Protesters came to Khartoum from outlying states, including Darfur, a thousand miles away. Businessmen donated money and food to the sit-in. Sudanese in the diaspora sent donations too. Muhamed Sharaf had travelled from Arizona. He told me that there was an operations room in Phoenix, where they had collected money from around the US and organised protests in Washington and New York. They urged Congress not to recognise the military government in Khartoum and to put pressure on the United Nations Security Council.

After last week’s crackdown, China and Russia blocked a Security Council bid to condemn the violence. The UN withdrew civilian staff from the country and the AU suspended Sudan’s membership.

I spoke to a former soldier at the sit-in. ‘Many soldiers aren’t satisfied with the current council,’ he told me, ‘and their monthly salaries aren’t enough to live on for ten days. There’s a lot of anger in the army.’ But the army is only one of several heavily armed security forces in Sudan. The TMC is headed by General Abdel Fattah al-Burhan, who has his own shadow militia, and plenty of experience killing people in Darfur and South Sudan. His deputy is Mohamed Hamdan Hemeti, the leader of the Rapid Support Force, which grew out of the Darfurian Arab militia known as the Janjaweed, and was at the forefront of the deadly assault last week.

A few days ago, when I couldn’t reach anyone using the internet, I phoned the former soldier I’d spoken to at the sit-in. ‘The country is collapsing,’ he told me, then said he had to hang up.

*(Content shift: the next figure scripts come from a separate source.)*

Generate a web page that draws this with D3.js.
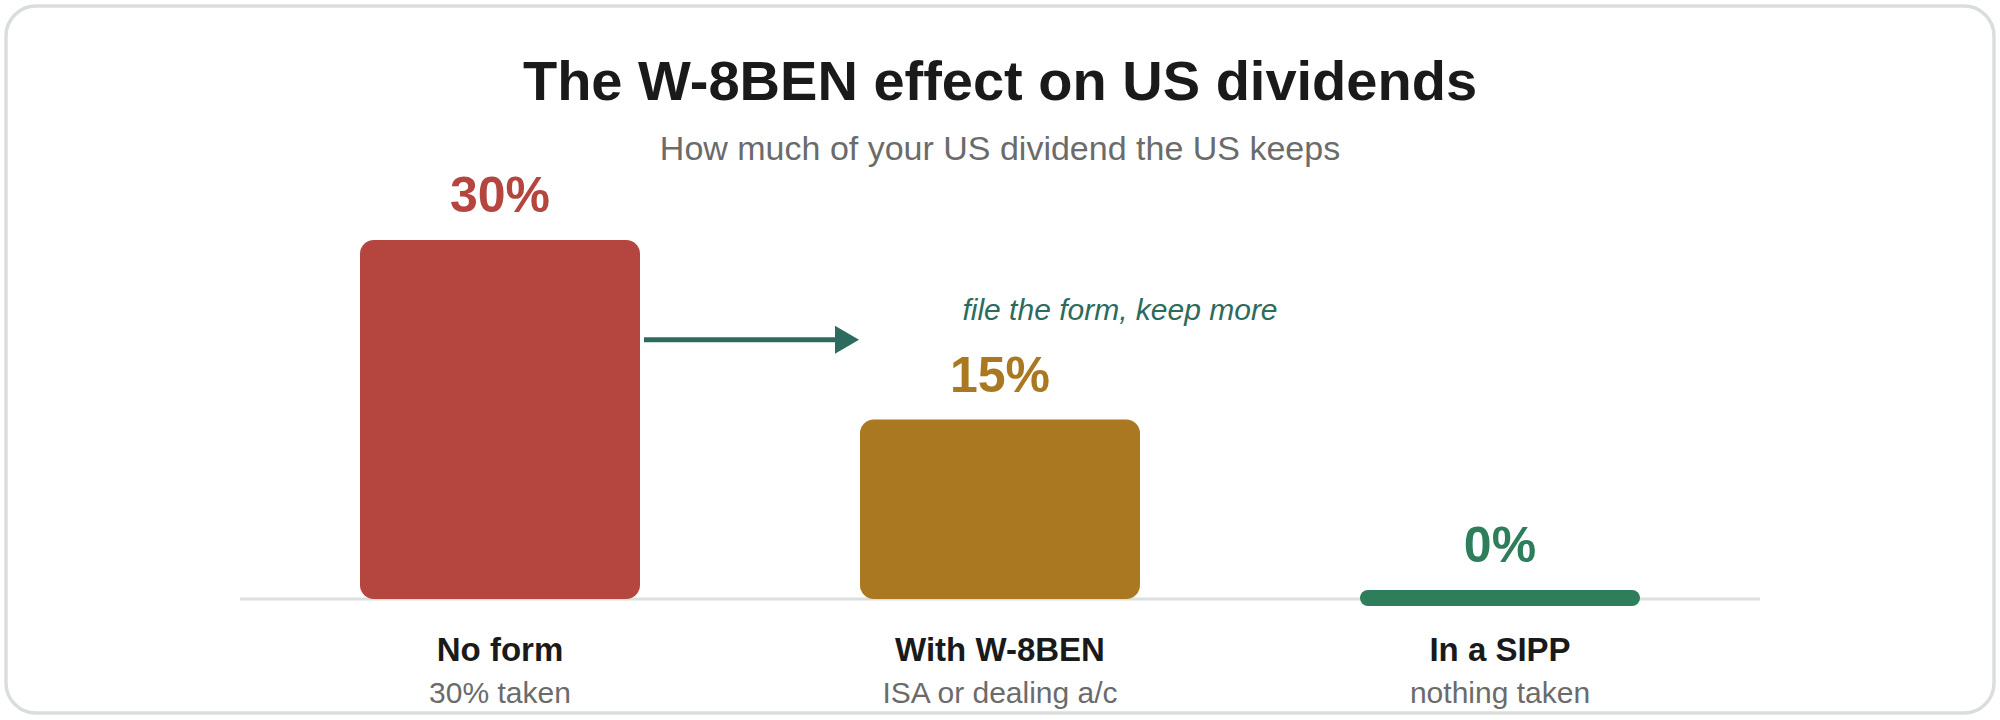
<!DOCTYPE html>
<html>
<head>
<meta charset="utf-8">
<script src="https://cdn.jsdelivr.net/npm/d3@7"></script>
<style>
  html, body { margin: 0; padding: 0; background: #fff; }
  svg { display: block; font-family: "Liberation Sans", Arial, sans-serif; }
</style>
</head>
<body>
<script>
'use strict';
// chart values
var categories = ["No form", "With W-8BEN", "In a SIPP"];
var subLabels = ["30% taken", "ISA or dealing a/c", "nothing taken"];
var withheld = [30, 15, 0];
var valueLabels = ["30%", "15%", "0%"];
var barColors = ["#b4463f", "#a97820", "#2e7d5b"];
var annotation = "file the form, keep more";

var width = 2000, height = 720;

var svg = d3.select("body").append("svg")
    .attr("width", width)
    .attr("height", height);

// card frame
svg.append("rect")
    .attr("x", 6).attr("y", 6)
    .attr("width", width - 12).attr("height", height - 13)
    .attr("rx", 30)
    .attr("fill", "#fff")
    .attr("stroke", "#d9dedd")
    .attr("stroke-width", 3.5);

svg.append("text")
    .attr("x", width / 2).attr("y", 100)
    .attr("text-anchor", "middle")
    .attr("font-size", 56).attr("font-weight", "bold")
    .attr("fill", "#1a1a1a")
    .text("The W-8BEN effect on US dividends");

svg.append("text")
    .attr("x", width / 2).attr("y", 160)
    .attr("text-anchor", "middle")
    .attr("font-size", 34)
    .attr("fill", "#6b6b6b")
    .text("How much of your US dividend the US keeps");

var x = d3.scaleBand()
    .domain(categories)
    .range([250, 1750])
    .paddingInner(0.44)
    .paddingOuter(0.22);

var y = d3.scaleLinear()
    .domain([0, 30])
    .range([599, 240]);

var data = categories.map(function(c, i) {
    return { cat: c, sub: subLabels[i], v: withheld[i], label: valueLabels[i], color: barColors[i] };
});

// baseline
svg.append("line")
    .attr("x1", 240).attr("x2", 1760)
    .attr("y1", y(0)).attr("y2", y(0))
    .attr("stroke", "#dcdfde")
    .attr("stroke-width", 3);

var minH = 16;
function barTop(d) {
    var h = y(0) - y(d.v);
    return h < minH ? y(0) - minH / 2 - 1 : y(d.v);
}

svg.append("g").selectAll("rect")
    .data(data)
    .enter().append("rect")
        .attr("x", d => x(d.cat))
        .attr("y", barTop)
        .attr("width", x.bandwidth())
        .attr("height", d => Math.max(y(0) - y(d.v), minH))
        .attr("rx", d => (y(0) - y(d.v)) < minH ? minH / 2 : 14)
        .attr("fill", d => d.color);

svg.append("g").selectAll("text")
    .data(data)
    .enter().append("text")
        .attr("x", d => x(d.cat) + x.bandwidth() / 2)
        .attr("y", d => barTop(d) - 28)
        .attr("text-anchor", "middle")
        .attr("font-size", 50).attr("font-weight", "bold")
        .attr("fill", d => d.color)
        .text(d => d.label);

var catG = svg.append("g").selectAll("g")
    .data(data)
    .enter().append("g")
        .attr("transform", d => "translate(" + (x(d.cat) + x.bandwidth() / 2) + ",0)");
catG.append("text")
    .attr("y", 661)
    .attr("text-anchor", "middle")
    .attr("font-size", 33).attr("font-weight", "bold")
    .attr("fill", "#1a1a1a")
    .text(d => d.cat);
catG.append("text")
    .attr("y", 703)
    .attr("text-anchor", "middle")
    .attr("font-size", 30)
    .attr("fill", "#6b6b6b")
    .text(d => d.sub);

// arrow between first two bars
var ax1 = x(categories[0]) + x.bandwidth() + 4,
    ax2 = x(categories[1]) - 1,
    ay = (y(withheld[0]) + y(withheld[1])) / 2 + 10;
svg.append("line")
    .attr("x1", ax1).attr("x2", ax2 - 22)
    .attr("y1", ay).attr("y2", ay)
    .attr("stroke", "#2d6b5e")
    .attr("stroke-width", 5);
svg.append("path")
    .attr("d", d3.line()([[ax2 - 24, ay - 14], [ax2, ay], [ax2 - 24, ay + 14]]) + "Z")
    .attr("fill", "#2d6b5e");

svg.append("text")
    .attr("x", x(categories[1]) + x.bandwidth() / 2 + 120)
    .attr("y", ay - 20)
    .attr("text-anchor", "middle")
    .attr("font-size", 30).attr("font-style", "italic")
    .attr("fill", "#2d6b5e")
    .text(annotation);
</script>
</body>
</html>
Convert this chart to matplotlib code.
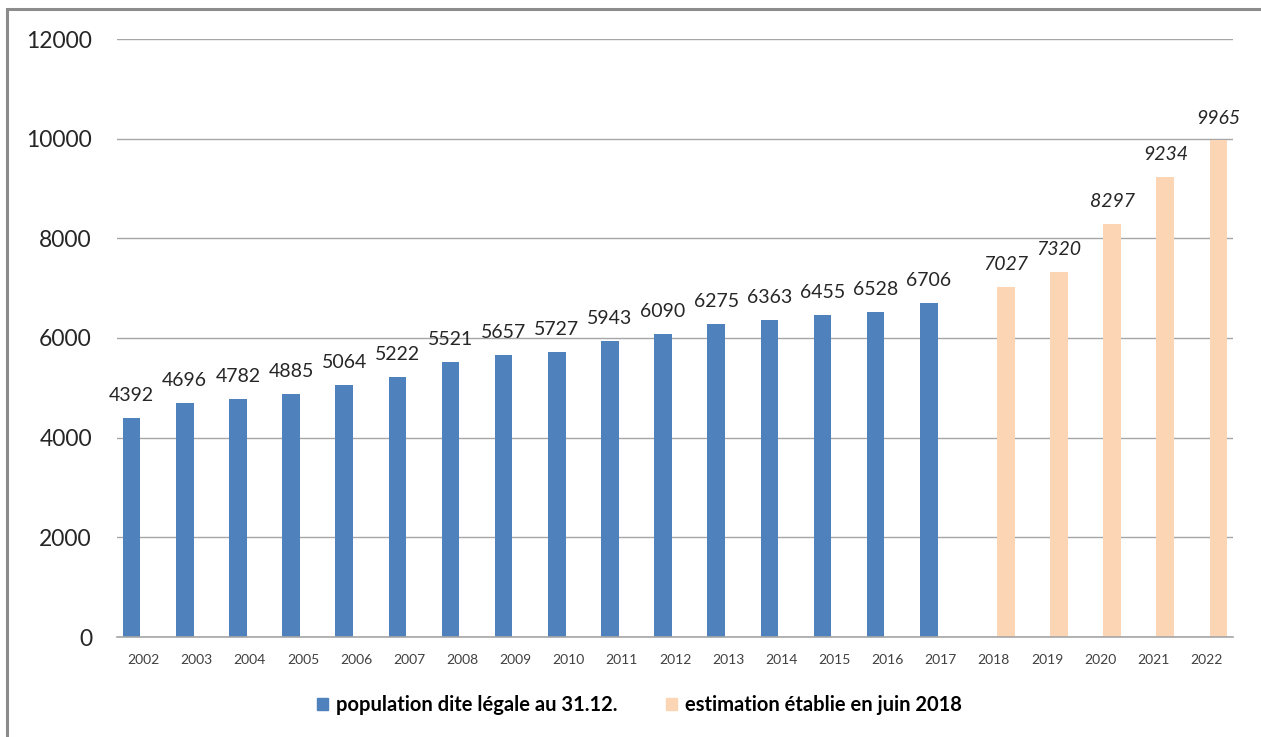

Since the massacre, protesters have been urging each other to stay at home. News has been spreading on social media of the killing of demonstrators in Omdurman, across the Nile from Khartoum, and of artillery being set up in the northeastern town of Atbara, where the first sparks of the uprising took place last December after hikes in the price of bread.

There have also been calls on social media to join the armed militias that oppose the TMC. There were representatives of opposition militias at the sit-in. They had gone into the protests without their guns but said they were ready to take up arms if peaceful methods did not work.

Regional powers, above all Saudi Arabia and Turkey, are jostling for access to Sudan’s natural resources. After the lifting of US sanctions in October 2017, Bashir did deals with both Ankara and Riyadh; the activists I met in Khartoum last month weren’t happy about either. And it seems likely that both Erdoğan and Mohammad Bin Salman would rather see a strong man in power in Sudan than support democratic change that could destabilise their investments.